Record set —

=======

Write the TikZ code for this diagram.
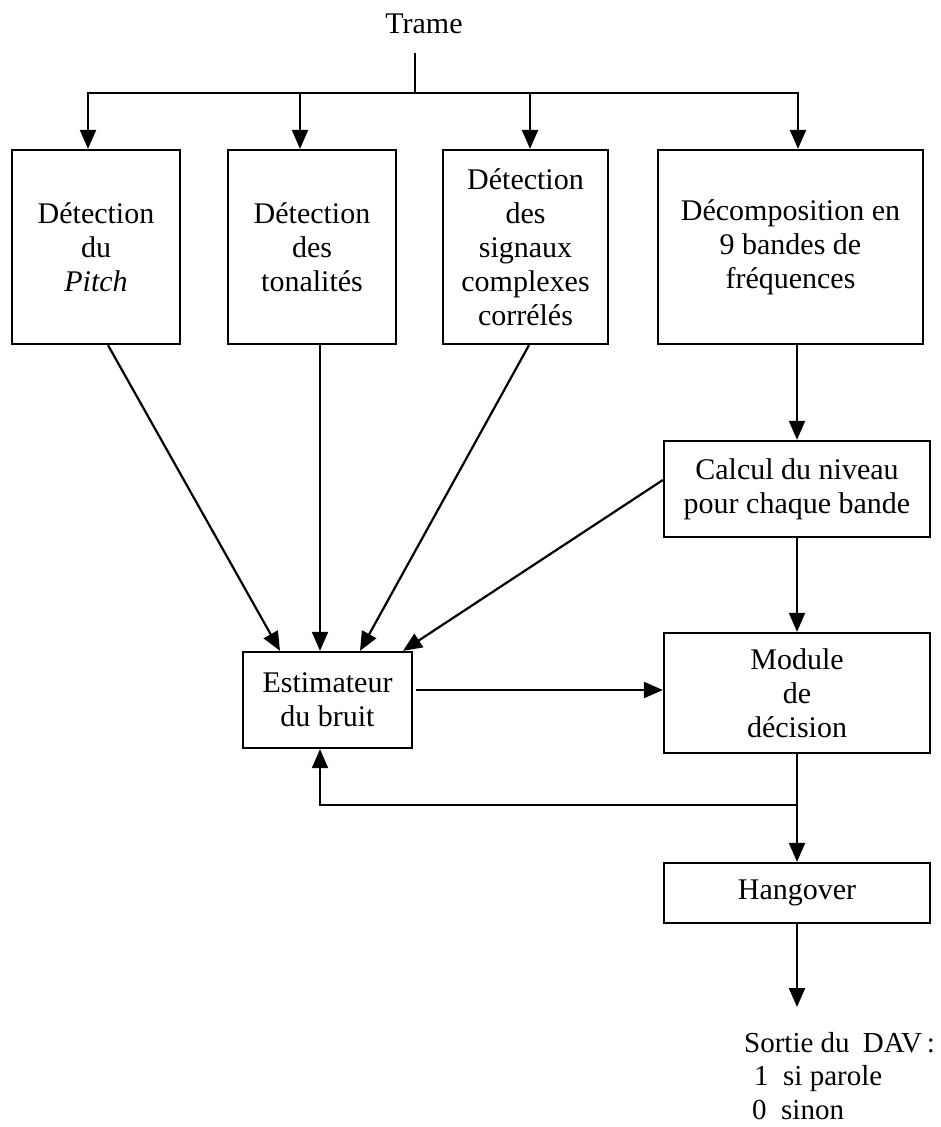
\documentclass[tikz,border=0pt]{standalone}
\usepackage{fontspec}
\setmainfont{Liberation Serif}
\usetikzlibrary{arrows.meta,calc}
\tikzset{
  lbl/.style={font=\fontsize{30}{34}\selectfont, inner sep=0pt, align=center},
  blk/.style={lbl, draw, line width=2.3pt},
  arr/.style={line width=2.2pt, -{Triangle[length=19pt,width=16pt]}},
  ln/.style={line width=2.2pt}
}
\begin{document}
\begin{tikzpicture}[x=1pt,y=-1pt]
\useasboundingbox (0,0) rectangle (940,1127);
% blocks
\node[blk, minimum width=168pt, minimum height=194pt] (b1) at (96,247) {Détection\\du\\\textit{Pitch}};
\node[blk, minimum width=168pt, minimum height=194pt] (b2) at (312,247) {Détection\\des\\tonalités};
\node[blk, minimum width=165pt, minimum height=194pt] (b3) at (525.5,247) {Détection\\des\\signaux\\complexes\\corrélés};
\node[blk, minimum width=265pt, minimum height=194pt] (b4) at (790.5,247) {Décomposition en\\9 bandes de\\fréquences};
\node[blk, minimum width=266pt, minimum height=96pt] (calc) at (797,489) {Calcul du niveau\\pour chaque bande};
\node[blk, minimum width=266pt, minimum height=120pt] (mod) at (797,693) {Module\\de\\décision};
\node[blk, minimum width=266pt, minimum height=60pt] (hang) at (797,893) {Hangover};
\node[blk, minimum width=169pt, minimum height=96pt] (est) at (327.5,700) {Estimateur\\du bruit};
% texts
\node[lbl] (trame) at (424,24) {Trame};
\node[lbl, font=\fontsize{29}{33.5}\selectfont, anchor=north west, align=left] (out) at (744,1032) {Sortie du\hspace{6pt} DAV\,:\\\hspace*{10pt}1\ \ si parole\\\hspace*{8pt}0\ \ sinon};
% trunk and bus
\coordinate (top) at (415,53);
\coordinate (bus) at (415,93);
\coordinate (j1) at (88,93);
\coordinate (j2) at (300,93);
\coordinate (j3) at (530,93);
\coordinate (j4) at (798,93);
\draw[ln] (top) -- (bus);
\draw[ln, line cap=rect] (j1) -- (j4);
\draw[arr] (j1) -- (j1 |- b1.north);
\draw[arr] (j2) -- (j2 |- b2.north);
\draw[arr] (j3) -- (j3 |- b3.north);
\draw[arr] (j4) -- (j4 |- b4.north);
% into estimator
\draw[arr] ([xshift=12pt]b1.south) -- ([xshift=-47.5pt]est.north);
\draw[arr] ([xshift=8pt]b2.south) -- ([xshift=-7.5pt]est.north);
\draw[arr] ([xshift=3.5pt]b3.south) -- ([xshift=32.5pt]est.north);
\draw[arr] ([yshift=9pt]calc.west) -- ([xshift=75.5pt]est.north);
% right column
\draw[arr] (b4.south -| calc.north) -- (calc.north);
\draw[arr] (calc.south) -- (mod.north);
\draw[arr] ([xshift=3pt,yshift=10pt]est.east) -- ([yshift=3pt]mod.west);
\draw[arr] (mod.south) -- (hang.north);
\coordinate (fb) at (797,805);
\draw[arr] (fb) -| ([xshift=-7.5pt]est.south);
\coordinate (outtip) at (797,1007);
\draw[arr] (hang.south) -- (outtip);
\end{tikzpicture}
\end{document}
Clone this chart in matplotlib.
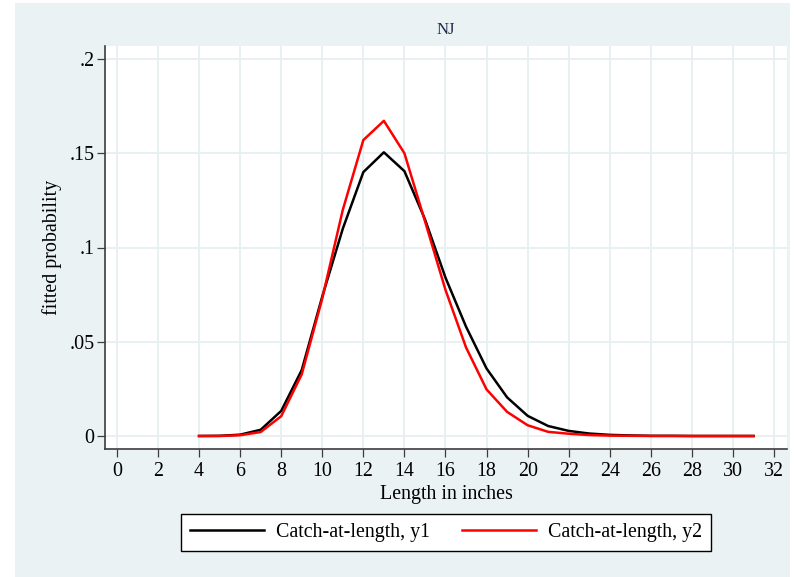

=======

Problem description —
Return every line containing "this".

Reply —
Write the TikZ code for this diagram.
Clone this chart in matplotlib.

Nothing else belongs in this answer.